Start Here: Corporate Governance and Employee Ownership

 

The relationship between employee ownership and corporate governance depends on the legal form of employee ownership–see below for specifics about ESOPs, equity compensation plans, and other forms of employee ownership. Introduction to Corporate Governance covers the key legal concepts and practical considerations.

ESOPs

The most obvious way that employee stock ownership plans (ESOPs) affect corporate governance is by creating a new shareholder: the ESOP trust. Trustees must ensure that ESOPs meet the standards in the Employee Retirement Income Security Act (ERISA), which specifies many of the corporate governance requirements for ESOP companies.

When planning the ESOP transaction (in which the ESOP acquires company shares), boards of directors must carefully consider who should be the trustee, because the trustee is under a high legal standard to protect the interests of the employees who will become plan participants.
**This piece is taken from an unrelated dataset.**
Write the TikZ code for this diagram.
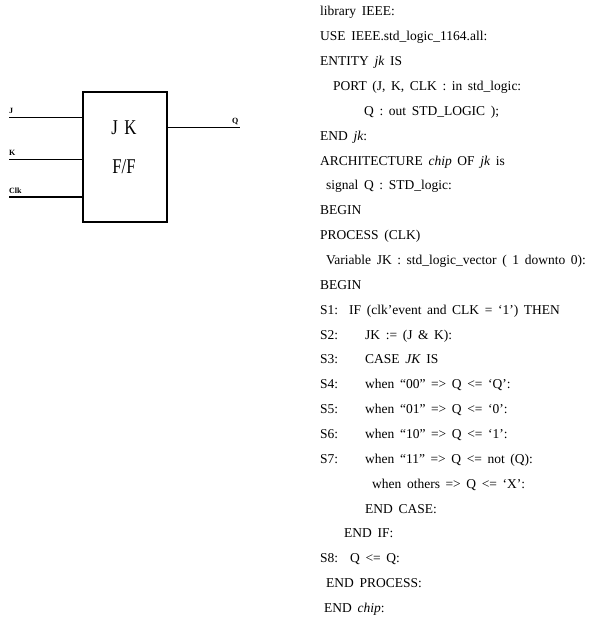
\documentclass[tikz,border=0pt]{standalone}
\usepackage{fontspec}
\setmainfont{Liberation Serif}
\newcommand{\codefont}{\fontsize{13.5}{13.5}\selectfont\spaceskip=5.6pt\relax}
\begin{document}
\begin{tikzpicture}[x=1pt,y=-1pt,
  code/.style={anchor=base west,inner sep=0pt,font=\codefont},
  pinlbl/.style={anchor=base west,inner sep=0pt,font=\fontsize{8}{8}\selectfont\bfseries},
  wire/.style={line width=0.9pt},
  thickwire/.style={line width=1.8pt},
  ffbox/.style={draw,line width=1.1pt,minimum width=84pt,minimum height=130pt,inner sep=0pt}]
\useasboundingbox (0,0) rectangle (604,628);
% flip-flop symbol
\node[ffbox] (ff) at (125,157) {};
\node[inner sep=0pt,font=\fontsize{21}{21}\selectfont] (t1) at (124,128) {\scalebox{0.8}[1]{J\hspace{8pt}K}};
\node[inner sep=0pt,font=\fontsize{21}{21}\selectfont] (t2) at (124,167) {\scalebox{0.8}[1]{F/F}};
\coordinate (jin) at (9,117);
\coordinate (kin) at (9,159);
\coordinate (cin) at (9,197);
\coordinate (qout) at (240,127);
\draw[wire] (jin) -- (jin -| ff.west);
\draw[wire] (kin) -- (kin -| ff.west);
\draw[thickwire] (cin) -- (cin -| ff.west);
\draw[wire] (qout -| ff.east) -- (qout);
\node[pinlbl] (lj) at (9,114) {J};
\node[pinlbl] (lk) at (9,156) {K};
\node[pinlbl] (lc) at (9,194) {Clk};
\node[pinlbl] (lq) at (232,124) {Q};
% code listing
\def\ls{24.85}
\node[code] (c1) at (320,16) {library IEEE:};
\node[code] (c2) at (320,16+1*\ls) {USE IEEE.std\_logic\_1164.all:};
\node[code] (c3) at (320,16+2*\ls) {ENTITY \textit{jk} IS};
\node[code] (c4) at (333,16+3*\ls) {PORT (J, K, CLK : in std\_logic:};
\node[code] (c5) at (364,16+4*\ls) {Q : out STD\_LOGIC );};
\node[code] (c6) at (320,16+5*\ls) {END \textit{jk}:};
\node[code] (c7) at (320,16+6*\ls) {ARCHITECTURE \textit{chip} OF \textit{jk} is};
\node[code] (c8) at (326,16+7*\ls) {signal Q : STD\_logic:};
\node[code] (c9) at (320,16+8*\ls) {BEGIN};
\node[code] (c10) at (320,16+9*\ls) {PROCESS (CLK)};
\node[code] (c11) at (326,16+10*\ls) {Variable JK : std\_logic\_vector ( 1 downto 0):};
\node[code] (c12) at (320,16+11*\ls) {BEGIN};
\node[code] (s1) at (320,16+12*\ls) {S1:};
\node[code] (c13) at (349,16+12*\ls) {IF (clk'event and CLK = `1') THEN};
\node[code] (s2) at (320,16+13*\ls) {S2:};
\node[code] (c14) at (365,16+13*\ls) {JK := (J \& K):};
\node[code] (s3) at (320,16+14*\ls) {S3:};
\node[code] (c15) at (365,16+14*\ls) {CASE \textit{JK} IS};
\node[code] (s4) at (320,16+15*\ls) {S4:};
\node[code] (c16) at (365,16+15*\ls) {when ``00'' => Q <= `Q':};
\node[code] (s5) at (320,16+16*\ls) {S5:};
\node[code] (c17) at (365,16+16*\ls) {when ``01'' => Q <= `0':};
\node[code] (s6) at (320,16+17*\ls) {S6:};
\node[code] (c18) at (365,16+17*\ls) {when ``10'' => Q <= `1':};
\node[code] (s7) at (320,16+18*\ls) {S7:};
\node[code] (c19) at (365,16+18*\ls) {when ``11'' => Q <= not (Q):};
\node[code] (c20) at (372,16+19*\ls) {when others => Q <= `X':};
\node[code] (c21) at (365,16+20*\ls) {END CASE:};
\node[code] (c22) at (344,16+21*\ls) {END IF:};
\node[code] (s8) at (320,16+22*\ls) {S8:};
\node[code] (c23) at (350,16+22*\ls) {Q <= Q:};
\node[code] (c24) at (326,16+23*\ls) {END PROCESS:};
\node[code] (c25) at (324,16+24*\ls) {END \textit{chip}:};
\end{tikzpicture}
\end{document}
A vital part of that responsibility is ensuring that the ESOP pays no more than fair market value for the shares it acquires by having a valuation performed by an independent appraiser.

Once the ESOP has acquired shares, the company and the trust have an ongoing obligation to ensure that the plan is properly administered and that it complies with all legal requirements. The results of the NCEO’s corporate governance surveys show the range of common practices.

Federal law allows plan participants to direct the vote of the shares in their accounts on a limited set of corporate shareholder decisions, but most of the rights of ESOP participants focus on information about the requirements to receive benefits under the plan and about the value in their accounts. Many ESOP companies choose to make decisions participatively and to share financial information (see Ownership Culture), but ESOPs do not create a legally mandated role for employees in management decisions or provide them access to information about company performance.

Equity Compensation

Shareholders generally must approve the program under which companies grant equity compensation awards, but boards and management teams have flexibility within those programs to award equity compensation. Unlike ESOPs, equity compensation plans do not generally change the nature of the corporate governance of companies. Employees who hold stock options (i.e., before they have been exercised to buy shares) and employees who hold non-stock equity compensation awards (such as stock appreciation rights, phantom stock, and restricted stock units) are not shareholders.

Other types of employee ownership

In worker cooperatives, all members participate in governance on a one-person/one-vote basis.

Perpetual trusts have flexibility in the extent to which employees have governance rights over the trust and over the company.

In Limited Liability Companies (LLCs), governance arrangements are extremely flexible and are governed by the operating agreement, rather than being inherently associated with ownership.